** START Supplied material **

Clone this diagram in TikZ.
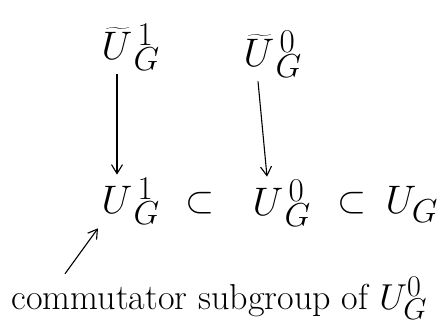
\documentclass[tikz,border=0pt]{standalone}
\usepackage{tikz}
\usetikzlibrary{positioning, arrows.meta, calc}

\begin{document}
\begin{tikzpicture}[
    x=1pt, y=-1pt,
    grp/.style={
        inner sep=2pt,
        anchor=base west,
        font=\Huge,
        scale=1.6
    },
    incl/.style={
        inner sep=1pt,
        font=\Huge,
        scale=1.5
    },
    note/.style={
        inner sep=1pt,
        anchor=base west,
        font=\Huge,
        scale=1.45
    },
    arrow/.style={
        line width=1.1pt,
        -{Straight Barb[length=9pt, width=11pt]}
    }
]
\useasboundingbox (0,0) rectangle (439,328);

% Nodes
\node (ut1) [grp] at (98,60) {$\widetilde{U}_{\,G}^{\,1}$};
\node (ut0) [grp] at (240,67) {$\widetilde{U}_{\,G}^{\,0}$};

\node (u1) [grp] at (98,214) {$U_{\,G}^{\,1}$};
\node (c1) [incl] at (200,203) {$\subset$};
\node (u0) [grp] at (249,216) {$U_{\,G}^{\,0}$};
\node (c2) [incl] at (352,203) {$\subset$};
\node (ug) [grp] at (382,214) {$U_{G}$};

\node (cm) [note] at (10,310) {commutator subgroup of $U_G^0$};

% Connections
\draw [arrow] (ut1.south -| 117,0) -- (u1.north -| 117,0);
\draw [arrow] (ut0.south -| 258,0) -- (u0.north -| 267,0);
\draw [arrow] ($(cm.north west)+(55,-2)$) -- (u1.south west);

\end{tikzpicture}
\end{document}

** END Supplied material **

- [Problem to work on] The listing above must be printed again exactly, minus its pictures.

- [Answer]
Clone this diagram in TikZ.
\documentclass[tikz,border=0pt]{standalone}
\usepackage{tikz}
\usetikzlibrary{positioning, arrows.meta, calc}

\begin{document}
\begin{tikzpicture}[
    x=1pt, y=-1pt,
    grp/.style={
        inner sep=2pt,
        anchor=base west,
        font=\Huge,
        scale=1.6
    },
    incl/.style={
        inner sep=1pt,
        font=\Huge,
        scale=1.5
    },
    note/.style={
        inner sep=1pt,
        anchor=base west,
        font=\Huge,
        scale=1.45
    },
    arrow/.style={
        line width=1.1pt,
        -{Straight Barb[length=9pt, width=11pt]}
    }
]
\useasboundingbox (0,0) rectangle (439,328);

% Nodes
\node (ut1) [grp] at (98,60) {$\widetilde{U}_{\,G}^{\,1}$};
\node (ut0) [grp] at (240,67) {$\widetilde{U}_{\,G}^{\,0}$};

\node (u1) [grp] at (98,214) {$U_{\,G}^{\,1}$};
\node (c1) [incl] at (200,203) {$\subset$};
\node (u0) [grp] at (249,216) {$U_{\,G}^{\,0}$};
\node (c2) [incl] at (352,203) {$\subset$};
\node (ug) [grp] at (382,214) {$U_{G}$};

\node (cm) [note] at (10,310) {commutator subgroup of $U_G^0$};

% Connections
\draw [arrow] (ut1.south -| 117,0) -- (u1.north -| 117,0);
\draw [arrow] (ut0.south -| 258,0) -- (u0.north -| 267,0);
\draw [arrow] ($(cm.north west)+(55,-2)$) -- (u1.south west);

\end{tikzpicture}
\end{document}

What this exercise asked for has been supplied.